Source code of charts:

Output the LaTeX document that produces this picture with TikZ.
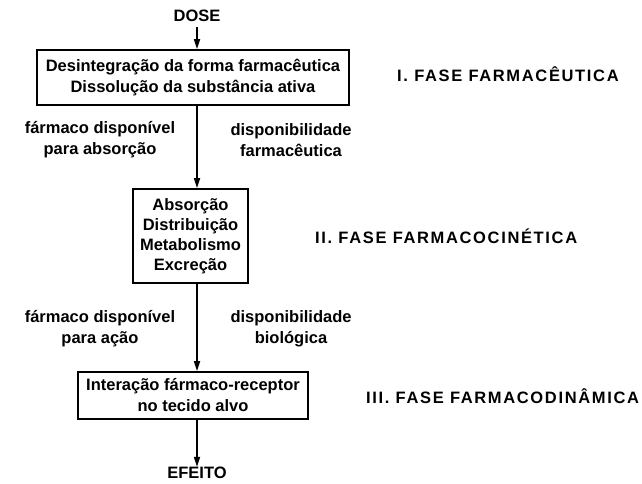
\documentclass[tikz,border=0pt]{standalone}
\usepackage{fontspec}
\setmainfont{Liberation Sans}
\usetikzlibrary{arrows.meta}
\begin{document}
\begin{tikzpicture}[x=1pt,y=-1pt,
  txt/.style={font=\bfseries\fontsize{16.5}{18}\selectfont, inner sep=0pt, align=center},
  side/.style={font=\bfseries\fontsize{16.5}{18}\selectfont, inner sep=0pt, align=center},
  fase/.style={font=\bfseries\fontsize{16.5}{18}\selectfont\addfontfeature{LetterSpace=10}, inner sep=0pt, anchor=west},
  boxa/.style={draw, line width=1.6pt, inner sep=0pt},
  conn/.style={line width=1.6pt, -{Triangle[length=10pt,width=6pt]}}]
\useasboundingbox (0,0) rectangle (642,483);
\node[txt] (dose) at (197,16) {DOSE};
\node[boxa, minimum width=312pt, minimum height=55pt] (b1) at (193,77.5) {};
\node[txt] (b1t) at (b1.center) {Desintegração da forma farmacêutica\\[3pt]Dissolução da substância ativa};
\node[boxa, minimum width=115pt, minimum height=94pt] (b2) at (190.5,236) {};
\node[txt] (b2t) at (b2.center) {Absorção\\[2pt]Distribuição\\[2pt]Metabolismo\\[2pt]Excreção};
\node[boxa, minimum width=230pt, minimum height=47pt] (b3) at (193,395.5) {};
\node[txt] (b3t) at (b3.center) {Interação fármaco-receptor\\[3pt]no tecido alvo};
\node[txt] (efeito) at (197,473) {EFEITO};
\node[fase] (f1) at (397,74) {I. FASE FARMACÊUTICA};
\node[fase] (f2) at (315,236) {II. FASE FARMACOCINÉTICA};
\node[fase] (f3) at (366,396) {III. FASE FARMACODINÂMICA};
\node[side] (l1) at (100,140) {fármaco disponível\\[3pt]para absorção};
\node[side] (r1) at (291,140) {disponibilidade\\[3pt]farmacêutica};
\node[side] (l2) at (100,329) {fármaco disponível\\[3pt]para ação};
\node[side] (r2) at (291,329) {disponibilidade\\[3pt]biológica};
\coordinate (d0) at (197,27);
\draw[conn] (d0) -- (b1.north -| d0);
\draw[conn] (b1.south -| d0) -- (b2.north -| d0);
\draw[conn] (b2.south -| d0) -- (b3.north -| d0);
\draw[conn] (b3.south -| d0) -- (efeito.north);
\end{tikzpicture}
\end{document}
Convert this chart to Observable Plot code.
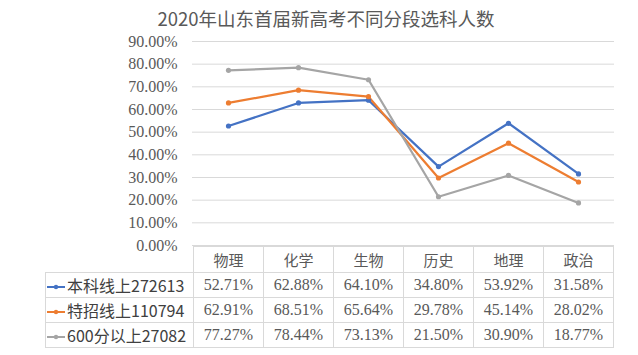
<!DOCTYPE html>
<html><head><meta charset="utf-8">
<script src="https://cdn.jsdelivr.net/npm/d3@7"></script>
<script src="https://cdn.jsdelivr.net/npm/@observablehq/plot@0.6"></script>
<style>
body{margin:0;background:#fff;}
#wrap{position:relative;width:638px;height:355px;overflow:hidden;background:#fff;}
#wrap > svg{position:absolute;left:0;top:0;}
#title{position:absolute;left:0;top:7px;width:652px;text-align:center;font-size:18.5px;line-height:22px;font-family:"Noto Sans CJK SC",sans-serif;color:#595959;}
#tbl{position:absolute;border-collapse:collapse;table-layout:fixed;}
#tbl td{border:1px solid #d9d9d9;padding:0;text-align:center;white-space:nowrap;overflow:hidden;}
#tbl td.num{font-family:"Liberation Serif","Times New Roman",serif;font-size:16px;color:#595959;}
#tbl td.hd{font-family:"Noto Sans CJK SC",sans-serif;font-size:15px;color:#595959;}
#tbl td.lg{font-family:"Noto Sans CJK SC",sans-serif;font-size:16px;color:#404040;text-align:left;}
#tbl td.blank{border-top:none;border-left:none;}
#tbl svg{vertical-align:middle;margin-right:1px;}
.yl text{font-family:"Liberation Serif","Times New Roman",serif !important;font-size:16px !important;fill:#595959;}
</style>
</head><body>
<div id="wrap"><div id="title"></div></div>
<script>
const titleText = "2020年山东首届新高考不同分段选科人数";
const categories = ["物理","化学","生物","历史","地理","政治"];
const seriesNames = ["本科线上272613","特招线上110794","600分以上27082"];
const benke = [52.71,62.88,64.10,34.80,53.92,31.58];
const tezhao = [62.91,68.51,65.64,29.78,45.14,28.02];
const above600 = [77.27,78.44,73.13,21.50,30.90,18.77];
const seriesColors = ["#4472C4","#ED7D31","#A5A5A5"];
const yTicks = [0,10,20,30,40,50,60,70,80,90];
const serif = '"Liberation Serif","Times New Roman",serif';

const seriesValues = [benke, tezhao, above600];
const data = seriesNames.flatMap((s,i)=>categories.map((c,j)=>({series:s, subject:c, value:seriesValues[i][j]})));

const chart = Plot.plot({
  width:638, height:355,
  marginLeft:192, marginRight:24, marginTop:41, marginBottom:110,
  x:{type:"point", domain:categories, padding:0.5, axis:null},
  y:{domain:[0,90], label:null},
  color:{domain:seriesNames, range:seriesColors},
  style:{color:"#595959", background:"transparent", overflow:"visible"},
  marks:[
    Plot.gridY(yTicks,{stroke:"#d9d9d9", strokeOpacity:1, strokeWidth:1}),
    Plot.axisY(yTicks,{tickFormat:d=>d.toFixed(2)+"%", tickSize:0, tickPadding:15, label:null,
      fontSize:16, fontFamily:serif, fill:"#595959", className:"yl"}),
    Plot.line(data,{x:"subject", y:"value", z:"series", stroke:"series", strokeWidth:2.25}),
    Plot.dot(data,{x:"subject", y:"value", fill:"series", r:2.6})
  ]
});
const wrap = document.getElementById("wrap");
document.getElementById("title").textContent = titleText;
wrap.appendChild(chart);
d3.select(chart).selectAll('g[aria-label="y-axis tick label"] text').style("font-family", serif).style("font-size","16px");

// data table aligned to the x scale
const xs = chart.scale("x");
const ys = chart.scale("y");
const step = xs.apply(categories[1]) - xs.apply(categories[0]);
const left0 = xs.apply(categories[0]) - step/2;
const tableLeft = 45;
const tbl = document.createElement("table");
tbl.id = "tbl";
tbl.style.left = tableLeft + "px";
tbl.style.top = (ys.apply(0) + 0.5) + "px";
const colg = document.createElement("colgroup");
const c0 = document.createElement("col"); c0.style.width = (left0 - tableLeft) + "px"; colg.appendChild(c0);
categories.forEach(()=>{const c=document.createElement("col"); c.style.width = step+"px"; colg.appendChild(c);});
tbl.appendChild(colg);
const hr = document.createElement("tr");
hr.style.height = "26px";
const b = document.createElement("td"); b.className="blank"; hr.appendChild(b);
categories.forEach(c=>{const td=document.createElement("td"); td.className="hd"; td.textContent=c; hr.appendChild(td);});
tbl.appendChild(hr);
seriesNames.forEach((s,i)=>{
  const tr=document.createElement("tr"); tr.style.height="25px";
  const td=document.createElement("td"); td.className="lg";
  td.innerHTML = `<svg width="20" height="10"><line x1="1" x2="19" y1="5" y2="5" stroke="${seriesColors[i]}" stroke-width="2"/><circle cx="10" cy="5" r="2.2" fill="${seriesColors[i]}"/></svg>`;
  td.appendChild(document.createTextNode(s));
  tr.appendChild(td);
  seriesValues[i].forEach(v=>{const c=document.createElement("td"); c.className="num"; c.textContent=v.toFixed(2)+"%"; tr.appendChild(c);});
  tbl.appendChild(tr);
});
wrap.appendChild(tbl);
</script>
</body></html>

= Set problem =
Quote the data exactly, leaving every image out of the copy.

= Response to the exercise =
Output the LaTeX document that produces this picture with TikZ.
\documentclass[tikz,border=0pt]{standalone}
\usepackage{fontspec}
\setmainfont{Liberation Sans}
\usetikzlibrary{arrows.meta}
\begin{document}
\begin{tikzpicture}[x=1pt,y=-1pt,
  txt/.style={font=\bfseries\fontsize{16.5}{18}\selectfont, inner sep=0pt, align=center},
  side/.style={font=\bfseries\fontsize{16.5}{18}\selectfont, inner sep=0pt, align=center},
  fase/.style={font=\bfseries\fontsize{16.5}{18}\selectfont\addfontfeature{LetterSpace=10}, inner sep=0pt, anchor=west},
  boxa/.style={draw, line width=1.6pt, inner sep=0pt},
  conn/.style={line width=1.6pt, -{Triangle[length=10pt,width=6pt]}}]
\useasboundingbox (0,0) rectangle (642,483);
\node[txt] (dose) at (197,16) {DOSE};
\node[boxa, minimum width=312pt, minimum height=55pt] (b1) at (193,77.5) {};
\node[txt] (b1t) at (b1.center) {Desintegração da forma farmacêutica\\[3pt]Dissolução da substância ativa};
\node[boxa, minimum width=115pt, minimum height=94pt] (b2) at (190.5,236) {};
\node[txt] (b2t) at (b2.center) {Absorção\\[2pt]Distribuição\\[2pt]Metabolismo\\[2pt]Excreção};
\node[boxa, minimum width=230pt, minimum height=47pt] (b3) at (193,395.5) {};
\node[txt] (b3t) at (b3.center) {Interação fármaco-receptor\\[3pt]no tecido alvo};
\node[txt] (efeito) at (197,473) {EFEITO};
\node[fase] (f1) at (397,74) {I. FASE FARMACÊUTICA};
\node[fase] (f2) at (315,236) {II. FASE FARMACOCINÉTICA};
\node[fase] (f3) at (366,396) {III. FASE FARMACODINÂMICA};
\node[side] (l1) at (100,140) {fármaco disponível\\[3pt]para absorção};
\node[side] (r1) at (291,140) {disponibilidade\\[3pt]farmacêutica};
\node[side] (l2) at (100,329) {fármaco disponível\\[3pt]para ação};
\node[side] (r2) at (291,329) {disponibilidade\\[3pt]biológica};
\coordinate (d0) at (197,27);
\draw[conn] (d0) -- (b1.north -| d0);
\draw[conn] (b1.south -| d0) -- (b2.north -| d0);
\draw[conn] (b2.south -| d0) -- (b3.north -| d0);
\draw[conn] (b3.south -| d0) -- (efeito.north);
\end{tikzpicture}
\end{document}
Convert this chart to Observable Plot code.
<!DOCTYPE html>
<html><head><meta charset="utf-8">
<script src="https://cdn.jsdelivr.net/npm/d3@7"></script>
<script src="https://cdn.jsdelivr.net/npm/@observablehq/plot@0.6"></script>
<style>
body{margin:0;background:#fff;}
#wrap{position:relative;width:638px;height:355px;overflow:hidden;background:#fff;}
#wrap > svg{position:absolute;left:0;top:0;}
#title{position:absolute;left:0;top:7px;width:652px;text-align:center;font-size:18.5px;line-height:22px;font-family:"Noto Sans CJK SC",sans-serif;color:#595959;}
#tbl{position:absolute;border-collapse:collapse;table-layout:fixed;}
#tbl td{border:1px solid #d9d9d9;padding:0;text-align:center;white-space:nowrap;overflow:hidden;}
#tbl td.num{font-family:"Liberation Serif","Times New Roman",serif;font-size:16px;color:#595959;}
#tbl td.hd{font-family:"Noto Sans CJK SC",sans-serif;font-size:15px;color:#595959;}
#tbl td.lg{font-family:"Noto Sans CJK SC",sans-serif;font-size:16px;color:#404040;text-align:left;}
#tbl td.blank{border-top:none;border-left:none;}
#tbl svg{vertical-align:middle;margin-right:1px;}
.yl text{font-family:"Liberation Serif","Times New Roman",serif !important;font-size:16px !important;fill:#595959;}
</style>
</head><body>
<div id="wrap"><div id="title"></div></div>
<script>
const titleText = "2020年山东首届新高考不同分段选科人数";
const categories = ["物理","化学","生物","历史","地理","政治"];
const seriesNames = ["本科线上272613","特招线上110794","600分以上27082"];
const benke = [52.71,62.88,64.10,34.80,53.92,31.58];
const tezhao = [62.91,68.51,65.64,29.78,45.14,28.02];
const above600 = [77.27,78.44,73.13,21.50,30.90,18.77];
const seriesColors = ["#4472C4","#ED7D31","#A5A5A5"];
const yTicks = [0,10,20,30,40,50,60,70,80,90];
const serif = '"Liberation Serif","Times New Roman",serif';

const seriesValues = [benke, tezhao, above600];
const data = seriesNames.flatMap((s,i)=>categories.map((c,j)=>({series:s, subject:c, value:seriesValues[i][j]})));

const chart = Plot.plot({
  width:638, height:355,
  marginLeft:192, marginRight:24, marginTop:41, marginBottom:110,
  x:{type:"point", domain:categories, padding:0.5, axis:null},
  y:{domain:[0,90], label:null},
  color:{domain:seriesNames, range:seriesColors},
  style:{color:"#595959", background:"transparent", overflow:"visible"},
  marks:[
    Plot.gridY(yTicks,{stroke:"#d9d9d9", strokeOpacity:1, strokeWidth:1}),
    Plot.axisY(yTicks,{tickFormat:d=>d.toFixed(2)+"%", tickSize:0, tickPadding:15, label:null,
      fontSize:16, fontFamily:serif, fill:"#595959", className:"yl"}),
    Plot.line(data,{x:"subject", y:"value", z:"series", stroke:"series", strokeWidth:2.25}),
    Plot.dot(data,{x:"subject", y:"value", fill:"series", r:2.6})
  ]
});
const wrap = document.getElementById("wrap");
document.getElementById("title").textContent = titleText;
wrap.appendChild(chart);
d3.select(chart).selectAll('g[aria-label="y-axis tick label"] text').style("font-family", serif).style("font-size","16px");

// data table aligned to the x scale
const xs = chart.scale("x");
const ys = chart.scale("y");
const step = xs.apply(categories[1]) - xs.apply(categories[0]);
const left0 = xs.apply(categories[0]) - step/2;
const tableLeft = 45;
const tbl = document.createElement("table");
tbl.id = "tbl";
tbl.style.left = tableLeft + "px";
tbl.style.top = (ys.apply(0) + 0.5) + "px";
const colg = document.createElement("colgroup");
const c0 = document.createElement("col"); c0.style.width = (left0 - tableLeft) + "px"; colg.appendChild(c0);
categories.forEach(()=>{const c=document.createElement("col"); c.style.width = step+"px"; colg.appendChild(c);});
tbl.appendChild(colg);
const hr = document.createElement("tr");
hr.style.height = "26px";
const b = document.createElement("td"); b.className="blank"; hr.appendChild(b);
categories.forEach(c=>{const td=document.createElement("td"); td.className="hd"; td.textContent=c; hr.appendChild(td);});
tbl.appendChild(hr);
seriesNames.forEach((s,i)=>{
  const tr=document.createElement("tr"); tr.style.height="25px";
  const td=document.createElement("td"); td.className="lg";
  td.innerHTML = `<svg width="20" height="10"><line x1="1" x2="19" y1="5" y2="5" stroke="${seriesColors[i]}" stroke-width="2"/><circle cx="10" cy="5" r="2.2" fill="${seriesColors[i]}"/></svg>`;
  td.appendChild(document.createTextNode(s));
  tr.appendChild(td);
  seriesValues[i].forEach(v=>{const c=document.createElement("td"); c.className="num"; c.textContent=v.toFixed(2)+"%"; tr.appendChild(c);});
  tbl.appendChild(tr);
});
wrap.appendChild(tbl);
</script>
</body></html>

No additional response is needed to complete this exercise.